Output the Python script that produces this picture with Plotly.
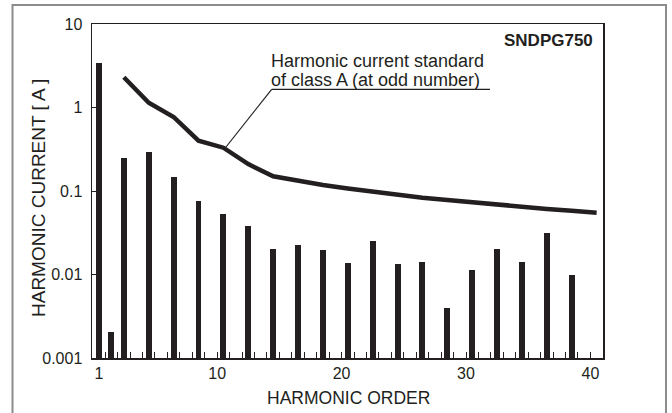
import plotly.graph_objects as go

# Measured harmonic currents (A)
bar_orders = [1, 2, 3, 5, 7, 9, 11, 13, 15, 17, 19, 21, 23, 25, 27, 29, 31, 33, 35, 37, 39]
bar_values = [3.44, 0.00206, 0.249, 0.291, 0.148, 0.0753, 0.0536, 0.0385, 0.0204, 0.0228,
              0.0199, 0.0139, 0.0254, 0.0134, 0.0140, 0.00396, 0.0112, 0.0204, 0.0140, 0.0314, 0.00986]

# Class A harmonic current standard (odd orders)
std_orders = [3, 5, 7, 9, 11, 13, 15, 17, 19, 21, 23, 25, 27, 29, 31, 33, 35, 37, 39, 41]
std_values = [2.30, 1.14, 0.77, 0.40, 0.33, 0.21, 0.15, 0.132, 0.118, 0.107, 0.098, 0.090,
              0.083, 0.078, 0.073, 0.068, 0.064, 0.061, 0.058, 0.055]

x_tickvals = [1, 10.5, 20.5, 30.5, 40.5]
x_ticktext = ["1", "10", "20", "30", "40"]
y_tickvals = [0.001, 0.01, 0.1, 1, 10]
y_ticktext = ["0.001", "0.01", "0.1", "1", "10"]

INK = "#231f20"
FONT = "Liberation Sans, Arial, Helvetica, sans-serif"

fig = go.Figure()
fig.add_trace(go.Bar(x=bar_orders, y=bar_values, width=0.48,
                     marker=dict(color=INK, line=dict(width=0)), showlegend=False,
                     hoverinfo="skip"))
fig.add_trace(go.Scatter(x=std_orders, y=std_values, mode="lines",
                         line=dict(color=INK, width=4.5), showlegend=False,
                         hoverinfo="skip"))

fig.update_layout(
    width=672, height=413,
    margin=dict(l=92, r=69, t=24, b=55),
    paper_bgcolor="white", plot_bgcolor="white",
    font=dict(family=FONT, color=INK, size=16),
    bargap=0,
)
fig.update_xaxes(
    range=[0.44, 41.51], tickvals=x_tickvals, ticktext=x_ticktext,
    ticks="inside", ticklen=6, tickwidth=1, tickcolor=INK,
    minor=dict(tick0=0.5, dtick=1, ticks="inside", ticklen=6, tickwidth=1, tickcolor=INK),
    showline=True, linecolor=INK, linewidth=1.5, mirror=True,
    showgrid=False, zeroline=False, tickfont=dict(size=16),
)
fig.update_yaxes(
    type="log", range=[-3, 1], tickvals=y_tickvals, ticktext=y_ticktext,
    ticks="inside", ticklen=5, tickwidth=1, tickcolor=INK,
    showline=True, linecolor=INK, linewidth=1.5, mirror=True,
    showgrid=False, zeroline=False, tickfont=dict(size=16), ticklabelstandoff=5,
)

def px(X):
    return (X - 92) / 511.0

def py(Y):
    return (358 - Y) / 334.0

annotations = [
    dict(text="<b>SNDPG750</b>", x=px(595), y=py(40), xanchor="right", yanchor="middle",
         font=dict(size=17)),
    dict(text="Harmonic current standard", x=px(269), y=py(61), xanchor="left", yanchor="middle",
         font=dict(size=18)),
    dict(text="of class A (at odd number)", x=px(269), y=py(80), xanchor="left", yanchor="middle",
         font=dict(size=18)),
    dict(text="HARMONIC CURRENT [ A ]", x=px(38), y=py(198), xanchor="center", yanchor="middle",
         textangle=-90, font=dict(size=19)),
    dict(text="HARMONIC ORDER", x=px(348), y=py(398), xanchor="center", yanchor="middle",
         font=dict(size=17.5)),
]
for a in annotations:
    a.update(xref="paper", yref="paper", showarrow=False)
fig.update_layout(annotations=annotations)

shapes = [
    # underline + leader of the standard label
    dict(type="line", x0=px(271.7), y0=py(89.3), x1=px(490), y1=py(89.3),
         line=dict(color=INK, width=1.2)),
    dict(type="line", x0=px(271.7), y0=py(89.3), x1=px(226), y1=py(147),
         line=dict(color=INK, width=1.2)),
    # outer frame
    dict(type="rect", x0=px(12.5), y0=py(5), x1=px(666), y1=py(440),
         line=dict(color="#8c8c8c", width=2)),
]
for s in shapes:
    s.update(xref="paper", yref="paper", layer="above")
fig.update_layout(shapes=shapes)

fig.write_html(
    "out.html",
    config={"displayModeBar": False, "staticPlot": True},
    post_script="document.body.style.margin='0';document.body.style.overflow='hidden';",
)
= = = = =
Ignore the images and quote every line of the listing exactly.

Output the Python script that produces this picture with Plotly.
import plotly.graph_objects as go

# Measured harmonic currents (A)
bar_orders = [1, 2, 3, 5, 7, 9, 11, 13, 15, 17, 19, 21, 23, 25, 27, 29, 31, 33, 35, 37, 39]
bar_values = [3.44, 0.00206, 0.249, 0.291, 0.148, 0.0753, 0.0536, 0.0385, 0.0204, 0.0228,
              0.0199, 0.0139, 0.0254, 0.0134, 0.0140, 0.00396, 0.0112, 0.0204, 0.0140, 0.0314, 0.00986]

# Class A harmonic current standard (odd orders)
std_orders = [3, 5, 7, 9, 11, 13, 15, 17, 19, 21, 23, 25, 27, 29, 31, 33, 35, 37, 39, 41]
std_values = [2.30, 1.14, 0.77, 0.40, 0.33, 0.21, 0.15, 0.132, 0.118, 0.107, 0.098, 0.090,
              0.083, 0.078, 0.073, 0.068, 0.064, 0.061, 0.058, 0.055]

x_tickvals = [1, 10.5, 20.5, 30.5, 40.5]
x_ticktext = ["1", "10", "20", "30", "40"]
y_tickvals = [0.001, 0.01, 0.1, 1, 10]
y_ticktext = ["0.001", "0.01", "0.1", "1", "10"]

INK = "#231f20"
FONT = "Liberation Sans, Arial, Helvetica, sans-serif"

fig = go.Figure()
fig.add_trace(go.Bar(x=bar_orders, y=bar_values, width=0.48,
                     marker=dict(color=INK, line=dict(width=0)), showlegend=False,
                     hoverinfo="skip"))
fig.add_trace(go.Scatter(x=std_orders, y=std_values, mode="lines",
                         line=dict(color=INK, width=4.5), showlegend=False,
                         hoverinfo="skip"))

fig.update_layout(
    width=672, height=413,
    margin=dict(l=92, r=69, t=24, b=55),
    paper_bgcolor="white", plot_bgcolor="white",
    font=dict(family=FONT, color=INK, size=16),
    bargap=0,
)
fig.update_xaxes(
    range=[0.44, 41.51], tickvals=x_tickvals, ticktext=x_ticktext,
    ticks="inside", ticklen=6, tickwidth=1, tickcolor=INK,
    minor=dict(tick0=0.5, dtick=1, ticks="inside", ticklen=6, tickwidth=1, tickcolor=INK),
    showline=True, linecolor=INK, linewidth=1.5, mirror=True,
    showgrid=False, zeroline=False, tickfont=dict(size=16),
)
fig.update_yaxes(
    type="log", range=[-3, 1], tickvals=y_tickvals, ticktext=y_ticktext,
    ticks="inside", ticklen=5, tickwidth=1, tickcolor=INK,
    showline=True, linecolor=INK, linewidth=1.5, mirror=True,
    showgrid=False, zeroline=False, tickfont=dict(size=16), ticklabelstandoff=5,
)

def px(X):
    return (X - 92) / 511.0

def py(Y):
    return (358 - Y) / 334.0

annotations = [
    dict(text="<b>SNDPG750</b>", x=px(595), y=py(40), xanchor="right", yanchor="middle",
         font=dict(size=17)),
    dict(text="Harmonic current standard", x=px(269), y=py(61), xanchor="left", yanchor="middle",
         font=dict(size=18)),
    dict(text="of class A (at odd number)", x=px(269), y=py(80), xanchor="left", yanchor="middle",
         font=dict(size=18)),
    dict(text="HARMONIC CURRENT [ A ]", x=px(38), y=py(198), xanchor="center", yanchor="middle",
         textangle=-90, font=dict(size=19)),
    dict(text="HARMONIC ORDER", x=px(348), y=py(398), xanchor="center", yanchor="middle",
         font=dict(size=17.5)),
]
for a in annotations:
    a.update(xref="paper", yref="paper", showarrow=False)
fig.update_layout(annotations=annotations)

shapes = [
    # underline + leader of the standard label
    dict(type="line", x0=px(271.7), y0=py(89.3), x1=px(490), y1=py(89.3),
         line=dict(color=INK, width=1.2)),
    dict(type="line", x0=px(271.7), y0=py(89.3), x1=px(226), y1=py(147),
         line=dict(color=INK, width=1.2)),
    # outer frame
    dict(type="rect", x0=px(12.5), y0=py(5), x1=px(666), y1=py(440),
         line=dict(color="#8c8c8c", width=2)),
]
for s in shapes:
    s.update(xref="paper", yref="paper", layer="above")
fig.update_layout(shapes=shapes)

fig.write_html(
    "out.html",
    config={"displayModeBar": False, "staticPlot": True},
    post_script="document.body.style.margin='0';document.body.style.overflow='hidden';",
)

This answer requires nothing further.